*PROBLEM REQUIREMENTS*
Write out the entire listing below exactly as it appears, minus any pictures.
------------------------------------------------------------------------
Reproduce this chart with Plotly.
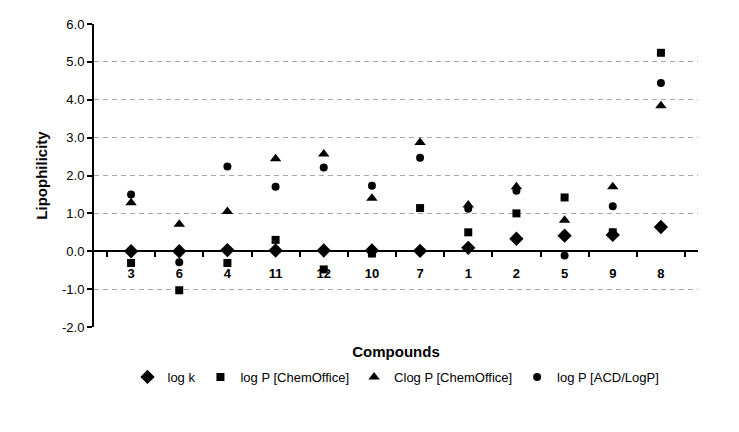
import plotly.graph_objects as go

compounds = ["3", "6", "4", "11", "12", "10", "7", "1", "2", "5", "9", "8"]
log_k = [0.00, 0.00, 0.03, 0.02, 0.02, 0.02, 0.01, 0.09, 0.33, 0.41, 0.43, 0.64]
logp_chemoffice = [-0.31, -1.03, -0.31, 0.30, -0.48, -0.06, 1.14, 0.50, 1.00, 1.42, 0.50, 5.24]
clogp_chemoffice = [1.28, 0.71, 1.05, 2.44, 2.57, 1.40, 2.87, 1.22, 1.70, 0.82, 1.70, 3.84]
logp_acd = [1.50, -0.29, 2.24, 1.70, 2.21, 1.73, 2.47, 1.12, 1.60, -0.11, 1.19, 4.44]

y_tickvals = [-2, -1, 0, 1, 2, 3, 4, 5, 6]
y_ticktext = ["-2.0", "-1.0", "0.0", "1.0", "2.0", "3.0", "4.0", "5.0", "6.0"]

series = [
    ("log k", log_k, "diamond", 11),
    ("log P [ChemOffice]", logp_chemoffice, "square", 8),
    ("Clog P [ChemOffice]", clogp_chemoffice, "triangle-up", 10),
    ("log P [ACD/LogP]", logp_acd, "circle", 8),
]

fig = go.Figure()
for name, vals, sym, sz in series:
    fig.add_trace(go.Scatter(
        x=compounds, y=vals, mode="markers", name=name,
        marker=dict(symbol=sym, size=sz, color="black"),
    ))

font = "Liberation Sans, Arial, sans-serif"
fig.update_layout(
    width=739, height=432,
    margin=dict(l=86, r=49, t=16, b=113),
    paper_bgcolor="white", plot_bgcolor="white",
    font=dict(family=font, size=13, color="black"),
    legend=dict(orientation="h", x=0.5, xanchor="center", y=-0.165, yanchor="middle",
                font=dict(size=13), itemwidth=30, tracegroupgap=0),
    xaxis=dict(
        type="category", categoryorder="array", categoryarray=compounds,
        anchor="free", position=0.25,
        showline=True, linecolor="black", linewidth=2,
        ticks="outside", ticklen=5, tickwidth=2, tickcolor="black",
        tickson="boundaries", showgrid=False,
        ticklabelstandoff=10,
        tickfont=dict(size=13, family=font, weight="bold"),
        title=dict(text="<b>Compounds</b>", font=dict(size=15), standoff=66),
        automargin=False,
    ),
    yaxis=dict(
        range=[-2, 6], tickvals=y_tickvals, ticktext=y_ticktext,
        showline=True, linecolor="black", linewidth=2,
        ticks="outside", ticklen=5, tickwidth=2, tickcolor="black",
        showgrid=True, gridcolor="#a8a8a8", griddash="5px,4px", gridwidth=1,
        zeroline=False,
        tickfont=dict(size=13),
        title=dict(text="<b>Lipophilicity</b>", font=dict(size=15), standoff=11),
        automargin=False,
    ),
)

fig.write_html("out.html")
------------------------------------------------------------------------
*TASK RESPONSE*
Reproduce this chart with Plotly.
import plotly.graph_objects as go

compounds = ["3", "6", "4", "11", "12", "10", "7", "1", "2", "5", "9", "8"]
log_k = [0.00, 0.00, 0.03, 0.02, 0.02, 0.02, 0.01, 0.09, 0.33, 0.41, 0.43, 0.64]
logp_chemoffice = [-0.31, -1.03, -0.31, 0.30, -0.48, -0.06, 1.14, 0.50, 1.00, 1.42, 0.50, 5.24]
clogp_chemoffice = [1.28, 0.71, 1.05, 2.44, 2.57, 1.40, 2.87, 1.22, 1.70, 0.82, 1.70, 3.84]
logp_acd = [1.50, -0.29, 2.24, 1.70, 2.21, 1.73, 2.47, 1.12, 1.60, -0.11, 1.19, 4.44]

y_tickvals = [-2, -1, 0, 1, 2, 3, 4, 5, 6]
y_ticktext = ["-2.0", "-1.0", "0.0", "1.0", "2.0", "3.0", "4.0", "5.0", "6.0"]

series = [
    ("log k", log_k, "diamond", 11),
    ("log P [ChemOffice]", logp_chemoffice, "square", 8),
    ("Clog P [ChemOffice]", clogp_chemoffice, "triangle-up", 10),
    ("log P [ACD/LogP]", logp_acd, "circle", 8),
]

fig = go.Figure()
for name, vals, sym, sz in series:
    fig.add_trace(go.Scatter(
        x=compounds, y=vals, mode="markers", name=name,
        marker=dict(symbol=sym, size=sz, color="black"),
    ))

font = "Liberation Sans, Arial, sans-serif"
fig.update_layout(
    width=739, height=432,
    margin=dict(l=86, r=49, t=16, b=113),
    paper_bgcolor="white", plot_bgcolor="white",
    font=dict(family=font, size=13, color="black"),
    legend=dict(orientation="h", x=0.5, xanchor="center", y=-0.165, yanchor="middle",
                font=dict(size=13), itemwidth=30, tracegroupgap=0),
    xaxis=dict(
        type="category", categoryorder="array", categoryarray=compounds,
        anchor="free", position=0.25,
        showline=True, linecolor="black", linewidth=2,
        ticks="outside", ticklen=5, tickwidth=2, tickcolor="black",
        tickson="boundaries", showgrid=False,
        ticklabelstandoff=10,
        tickfont=dict(size=13, family=font, weight="bold"),
        title=dict(text="<b>Compounds</b>", font=dict(size=15), standoff=66),
        automargin=False,
    ),
    yaxis=dict(
        range=[-2, 6], tickvals=y_tickvals, ticktext=y_ticktext,
        showline=True, linecolor="black", linewidth=2,
        ticks="outside", ticklen=5, tickwidth=2, tickcolor="black",
        showgrid=True, gridcolor="#a8a8a8", griddash="5px,4px", gridwidth=1,
        zeroline=False,
        tickfont=dict(size=13),
        title=dict(text="<b>Lipophilicity</b>", font=dict(size=15), standoff=11),
        automargin=False,
    ),
)

fig.write_html("out.html")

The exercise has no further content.